[COLLECTED DATA]
◆ ◆ ◆ ◆
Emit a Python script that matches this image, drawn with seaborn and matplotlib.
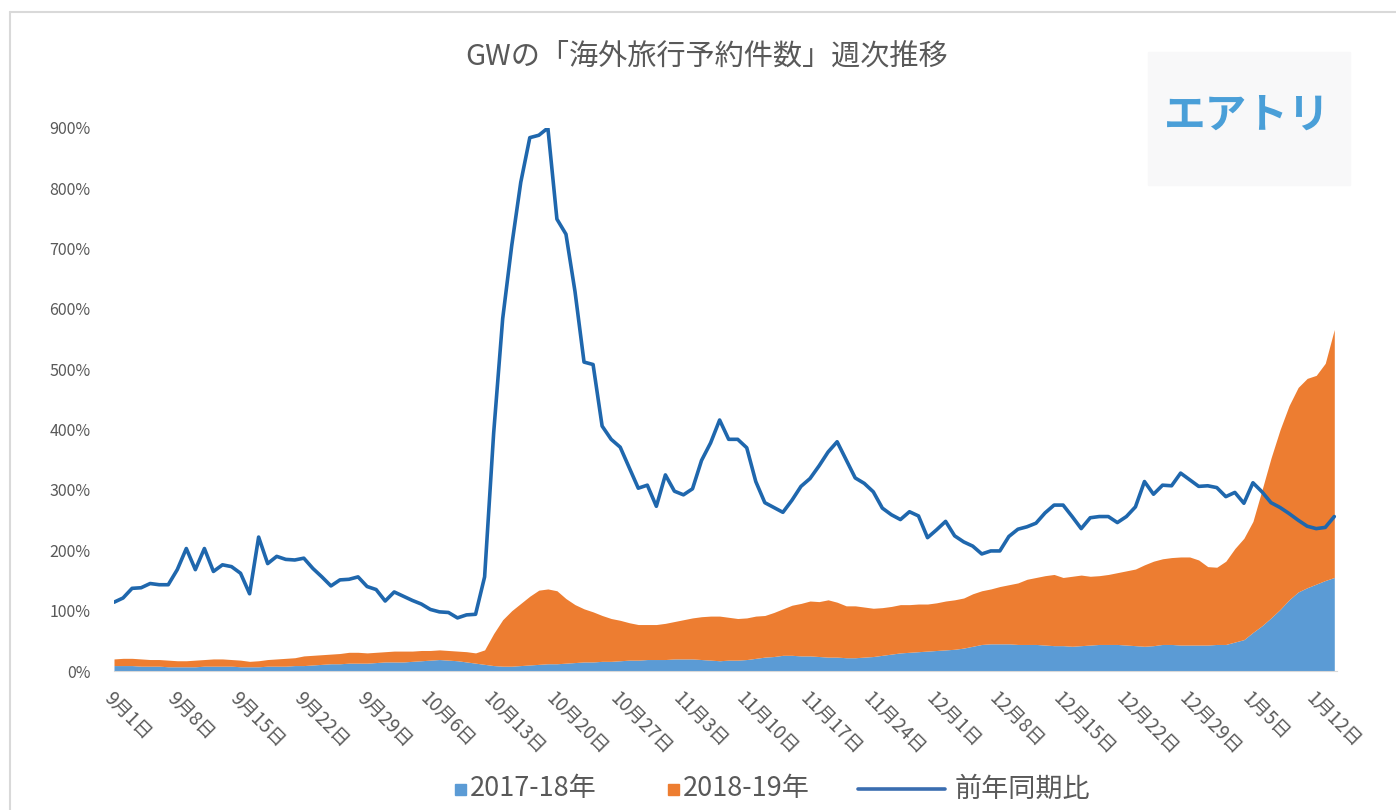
import numpy as np
import pandas as pd
import matplotlib
matplotlib.use('Agg')
import matplotlib.pyplot as plt
import seaborn as sns
from matplotlib.patches import Rectangle
from matplotlib.lines import Line2D

# daily values, Sep 1 -> Jan 14 (stacked area: 2017-18 bottom, 2018-19 on top)
bookings_1718 = [
    9, 9, 9, 8, 8, 8, 7, 7, 7, 7, 8,
    8, 8, 8, 7, 7, 7, 8, 8, 8, 9,
    9, 10, 11, 12, 12, 13, 13, 13, 14, 15,
    15, 15, 16, 17, 18, 19, 18, 17, 15, 13,
    11, 9, 8, 8, 9, 10, 11, 12, 12, 13,
    14, 15, 15, 16, 16, 17, 18, 18, 19, 19,
    19, 20, 20, 20, 19, 18, 17, 18, 18, 19,
    21, 23, 24, 26, 26, 25, 25, 24, 23, 23,
    22, 22, 23, 24, 26, 28, 30, 31, 32, 33,
    34, 35, 36, 38, 41, 44, 45, 45, 45, 44,
    44, 44, 43, 42, 42, 41, 42, 43, 44, 44,
    44, 43, 42, 41, 42, 44, 44, 43, 43, 43,
    43, 44, 44, 48, 52, 64, 75, 88, 102, 118,
    131, 138, 144, 150, 155,
]
bookings_1819 = [
    11, 12, 12, 12, 11, 11, 11, 10, 10, 11, 11,
    12, 12, 11, 11, 9, 10, 11, 12, 13, 13,
    16, 16, 16, 16, 17, 18, 18, 17, 17, 17,
    18, 18, 17, 17, 16, 16, 16, 16, 17, 17,
    24, 53, 77, 92, 103, 114, 123, 124, 121, 107,
    96, 88, 83, 76, 71, 67, 62, 59, 58, 58,
    60, 62, 65, 68, 71, 73, 74, 71, 69, 69,
    70, 69, 73, 77, 83, 87, 91, 91, 95, 91,
    86, 86, 83, 80, 79, 79, 80, 79, 79, 78,
    79, 81, 82, 83, 87, 89, 91, 95, 98, 102,
    108, 111, 115, 118, 113, 116, 117, 114, 114, 116,
    119, 123, 127, 135, 140, 142, 144, 146, 146, 141,
    130, 128, 138, 155, 168, 184, 225, 265, 298, 322,
    339, 347, 346, 360, 411,
]
yoy_ratio = [
    114, 121, 137, 138, 145, 143, 143, 168, 203, 168, 203,
    165, 176, 173, 162, 128, 222, 178, 190, 185, 184,
    187, 170, 156, 141, 151, 152, 156, 140, 135, 116,
    131, 124, 117, 111, 102, 98, 97, 88, 93, 94,
    156, 394, 584, 705, 810, 884, 888, 900, 749, 724,
    629, 512, 508, 406, 384, 371, 337, 303, 308, 273,
    325, 298, 292, 302, 349, 378, 416, 384, 384, 370,
    314, 279, 271, 263, 283, 306, 319, 340, 363, 380,
    350, 320, 311, 297, 270, 259, 251, 264, 257, 221,
    234, 248, 224, 214, 207, 194, 199, 199, 223, 235,
    239, 245, 262, 275, 275, 256, 236, 254, 256, 256,
    246, 256, 272, 314, 293, 308, 307, 328, 317, 306,
    307, 304, 289, 296, 278, 312, 297, 279, 271, 261,
    250, 240, 236, 238, 256,
]
tick_labels = ['9月1日', '9月8日', '9月15日', '9月22日', '9月29日', '10月6日',
               '10月13日', '10月20日', '10月27日', '11月3日', '11月10日',
               '11月17日', '11月24日', '12月1日', '12月8日', '12月15日',
               '12月22日', '12月29日', '1月5日', '1月12日']
y_ticks = [0, 100, 200, 300, 400, 500, 600, 700, 800, 900]

df = pd.DataFrame({'day': np.arange(len(yoy_ratio)),
                   '2017-18年': bookings_1718,
                   '2018-19年': bookings_1819,
                   '前年同期比': yoy_ratio})

sns.set_style('white')
plt.rcParams['font.family'] = ['Noto Sans CJK JP', 'DejaVu Sans']

c_blue = '#5b9bd5'
c_orange = '#ed7d31'
c_line = '#1f67ad'
c_text = '#595959'

W, H = 1396, 810
fig = plt.figure(figsize=(W / 100, H / 100), dpi=100)
ax = fig.add_axes([114 / W, 1 - 671 / H, (1337 - 114) / W, (671 - 128) / H])

ax.stackplot(df['day'], df['2017-18年'], df['2018-19年'],
             colors=[c_blue, c_orange], linewidth=0)
sns.lineplot(data=df, x='day', y='前年同期比', ax=ax, color=c_line, lw=2.6, legend=False)

ax.set_xlim(0, 135.3)
ax.set_ylim(0, 900)
ax.set_xticks(np.arange(0, 7 * len(tick_labels), 7))
ax.set_xticklabels(tick_labels, rotation=-45, ha='left', va='top',
                   rotation_mode='anchor', fontsize=13.5, color=c_text)
ax.set_yticks(y_ticks)
ax.set_yticklabels([f'{v}%' for v in y_ticks], fontsize=11.5, color=c_text)
ax.set_xlabel('')
ax.set_ylabel('')
for s in ['top', 'right', 'left']:
    ax.spines[s].set_visible(False)
ax.spines['bottom'].set_color('#d9d9d9')
ax.tick_params(axis='x', length=5, color='#d9d9d9', pad=7)
ax.tick_params(axis='y', length=0, pad=17)

# title
fig.text(707 / W, 1 - 57 / H, 'GWの「海外旅行予約件数」週次推移', ha='center', va='center',
         fontsize=21, color=c_text)

# logo box
fig.patches.append(Rectangle((1148 / W, 1 - 185 / H), 202 / W, 133 / H,
                             transform=fig.transFigure, color='#f8f8f9', zorder=0))
fig.text(1247 / W, 1 - 116 / H, 'エアトリ', ha='center', va='center',
         fontsize=30, fontweight='bold', color='#4a9fd8')

# chart frame
fig.add_artist(Line2D([10 / W, 1], [1 - 12 / H, 1 - 12 / H], transform=fig.transFigure,
                      color='#d9d9d9', lw=1.5))
fig.add_artist(Line2D([10 / W, 10 / W], [0, 1 - 12 / H], transform=fig.transFigure,
                      color='#d9d9d9', lw=1.5))

# legend
ly = 1 - 789 / H
fig.patches.append(Rectangle((455 / W, ly - 5.5 / H), 11 / W, 11 / H,
                             transform=fig.transFigure, color=c_blue))
fig.text(470 / W, ly, '2017-18年', ha='left', va='center', fontsize=19.5, color=c_text)
fig.patches.append(Rectangle((668 / W, ly - 5.5 / H), 11 / W, 11 / H,
                             transform=fig.transFigure, color=c_orange))
fig.text(683 / W, ly, '2018-19年', ha='left', va='center', fontsize=19.5, color=c_text)
fig.add_artist(Line2D([858 / W, 945 / W], [ly, ly], transform=fig.transFigure,
                      color='#3a6db0', lw=2.6))
fig.text(955 / W, ly, '前年同期比', ha='left', va='center', fontsize=19.5, color=c_text)

fig.savefig('out.png', dpi=100, facecolor='white')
◆ ◆ ◆ ◆
[EXERCISE DESCRIPTION] Transcribe exactly, with no pictures, the lines running from the first line of the material through the line holding "from matplotlib.lines import Line2D".

[OUTPUT]
Emit a Python script that matches this image, drawn with seaborn and matplotlib.
import numpy as np
import pandas as pd
import matplotlib
matplotlib.use('Agg')
import matplotlib.pyplot as plt
import seaborn as sns
from matplotlib.patches import Rectangle
from matplotlib.lines import Line2D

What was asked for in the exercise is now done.